== Dataset content ==

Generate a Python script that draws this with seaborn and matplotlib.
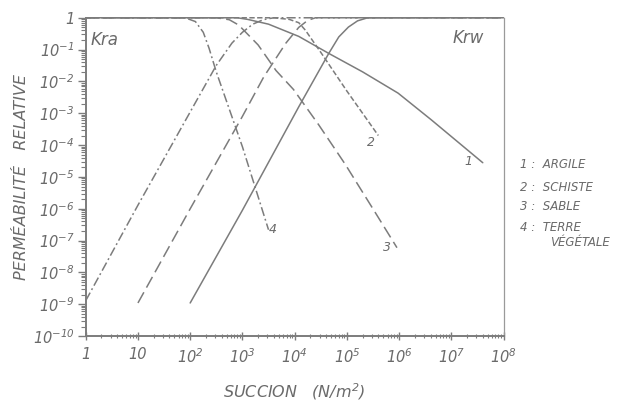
import matplotlib
matplotlib.use("Agg")
import matplotlib.pyplot as plt
import seaborn as sns
import pandas as pd
from matplotlib.ticker import LogLocator, NullFormatter, FixedLocator

# ---------------- data ----------------
x_ticks = [1, 1e1, 1e2, 1e3, 1e4, 1e5, 1e6, 1e7, 1e8]
x_tick_labels = ["1", "10", "$10^2$", "$10^3$", "$10^4$", "$10^5$", "$10^6$", "$10^7$", "$10^8$"]
y_ticks = [1e-10, 1e-9, 1e-8, 1e-7, 1e-6, 1e-5, 1e-4, 1e-3, 1e-2, 1e-1, 1]
y_tick_labels = ["$10^{-10}$", "$10^{-9}$", "$10^{-8}$", "$10^{-7}$", "$10^{-6}$",
                 "$10^{-5}$", "$10^{-4}$", "$10^{-3}$", "$10^{-2}$", "$10^{-1}$", "1"]

soils = ["1", "2", "3", "4"]
soil_names = ["ARGILE", "SCHISTE", "SABLE", "TERRE"]

# Kra (air) curves - rising
kra1_x = [100, 1000, 12000, 45000, 70000, 107000, 160000, 250000, 1e8]
kra1_y = [1.1e-9, 9e-7, 1.6e-3, 0.076, 0.25, 0.51, 0.8, 1, 1]
kra3_x = [10, 100, 1000, 2570, 6800, 12000, 17800, 25000, 1e8]
kra3_y = [1.1e-9, 1e-6, 8e-4, 0.014, 0.16, 0.5, 0.83, 1, 1]
kra4_x = [1, 10, 100, 316, 630, 1000, 1580, 2500, 4000, 1e8]
kra4_y = [1.3e-9, 1.3e-6, 1.1e-3, 0.032, 0.16, 0.35, 0.63, 0.87, 1, 1]

# Krw (water) curves - falling
krw1_x = [1, 800, 1260, 3160, 12000, 45000, 200000, 955000, 4.1e6, 4e7]
krw1_y = [1, 1, 0.89, 0.63, 0.26, 0.076, 0.02, 4.3e-3, 6.3e-4, 2.8e-5]
krw2_x = [1, 4000, 7900, 12000, 16000, 32000, 100000, 400000]
krw2_y = [1, 1, 0.89, 0.7, 0.41, 0.08, 5e-3, 2e-4]
krw3_x = [1, 316, 560, 850, 2000, 4400, 9500, 29000, 93000, 350000, 910000]
krw3_y = [1, 1, 0.87, 0.59, 0.14, 0.022, 5.6e-3, 4.3e-4, 2.5e-5, 7.6e-7, 6e-8]
krw4_x = [1, 80, 126, 178, 230, 316, 1000, 3160]
krw4_y = [1, 1, 0.76, 0.35, 0.11, 0.02, 8.9e-5, 2.2e-7]

curves = [
    ("kra1", "1", kra1_x, kra1_y), ("kra3", "3", kra3_x, kra3_y), ("kra4", "4", kra4_x, kra4_y),
    ("krw1", "1", krw1_x, krw1_y), ("krw2", "2", krw2_x, krw2_y),
    ("krw3", "3", krw3_x, krw3_y), ("krw4", "4", krw4_x, krw4_y),
]
rows = []
for cid, soil, xs, ys in curves:
    for xv, yv in zip(xs, ys):
        rows.append({"curve": cid, "soil": soil, "succion": xv, "k": yv})
df = pd.DataFrame(rows)

# ---------------- style ----------------
sns.set_style("ticks")
plt.rcParams["font.family"] = ["DejaVu Sans"]
plt.rcParams["mathtext.fontset"] = "custom"
plt.rcParams["mathtext.rm"] = "DejaVu Sans:italic"
plt.rcParams["mathtext.it"] = "DejaVu Sans:italic"
plt.rcParams["mathtext.default"] = "rm"

line_col = "#7c7c7c"
text_col = "#6a6a6a"

fig = plt.figure(figsize=(6.35, 4.04), dpi=100)
ax = fig.add_axes([0.135, 0.168, 0.658, 0.788])

dash_map = {"1": "", "2": (3.5, 1.6), "3": (8, 3.5), "4": (6, 2, 1.2, 2)}
sns.lineplot(data=df, x="succion", y="k", units="curve", style="soil",
             dashes=dash_map, estimator=None, sort=False, color=line_col,
             linewidth=1.1, legend=False, ax=ax, clip_on=False)

ax.set_xscale("log")
ax.set_yscale("log")
ax.set_xlim(1, 1e8)
ax.set_ylim(1e-10, 1)

ax.xaxis.set_major_locator(FixedLocator(x_ticks))
ax.set_xticklabels(x_tick_labels)
ax.yaxis.set_major_locator(FixedLocator(y_ticks))
ax.set_yticklabels(y_tick_labels)
ax.xaxis.set_minor_locator(LogLocator(base=10, subs=range(2, 10), numticks=30))
ax.yaxis.set_minor_locator(LogLocator(base=10, subs=range(2, 10), numticks=30))
ax.xaxis.set_minor_formatter(NullFormatter())
ax.yaxis.set_minor_formatter(NullFormatter())

for lab in ax.get_xticklabels() + ax.get_yticklabels():
    lab.set_fontstyle("italic")
ax.tick_params(axis="x", which="major", direction="inout", length=6, width=1, colors=line_col,
               labelcolor=text_col, labelsize=10.5, pad=5)
ax.tick_params(axis="x", which="minor", direction="inout", length=3.5, width=0.8, colors=line_col)
ax.tick_params(axis="y", which="major", direction="out", length=6, width=1, colors=line_col,
               labelcolor=text_col, labelsize=10.5, pad=2)
ax.tick_params(axis="y", which="minor", direction="out", length=3.5, width=0.8, colors=line_col)

for side in ["left", "bottom"]:
    ax.spines[side].set_color(line_col)
    ax.spines[side].set_linewidth(1.4)
ax.spines["right"].set_visible(True)
ax.spines["right"].set_color("#9a9a9a")
ax.spines["right"].set_linewidth(0.9)
ax.spines["top"].set_visible(False)

ax.set_xlabel("SUCCION   (N/m$^2$)", fontsize=11.5, fontstyle="italic", color=text_col, labelpad=11)
ax.set_ylabel("PERMÉABILITÉ   RELATIVE", fontsize=11.5, fontstyle="italic", color=text_col, labelpad=3)

ax.text(0.012, 0.93, "Kra", transform=ax.transAxes, fontsize=12, fontstyle="italic",
        color=text_col, ha="left", va="center")
ax.text(0.952, 0.936, "Krw", transform=ax.transAxes, fontsize=12, fontstyle="italic",
        color=text_col, ha="right", va="center")

# curve number labels
ax.text(2.1e7, 3e-5, "1", fontsize=9, fontstyle="italic", color=text_col, ha="center", va="center")
ax.text(2.9e5, 1.2e-4, "2", fontsize=9, fontstyle="italic", color=text_col, ha="center", va="center")
ax.text(5.9e5, 6e-8, "3", fontsize=9, fontstyle="italic", color=text_col, ha="center", va="center")
ax.text(3800, 2.3e-7, "4", fontsize=9, fontstyle="italic", color=text_col, ha="center", va="center")

# legend text
leg_y = [0.594, 0.537, 0.488, 0.436]
for s, name, yy in zip(soils, soil_names, leg_y):
    fig.text(0.819, yy, f"{s} :  {name}", fontsize=8.5, fontstyle="italic", color=text_col,
             ha="left", va="center")
fig.text(0.866, 0.399, "VÉGÉTALE", fontsize=8.5, fontstyle="italic", color=text_col,
         ha="left", va="center")

fig.savefig("out.png", dpi=100, facecolor="white")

===

### To be done:
Isolate the lines above that contain the word "seaborn" and copy them.

### Written solution:
Generate a Python script that draws this with seaborn and matplotlib.
import seaborn as sns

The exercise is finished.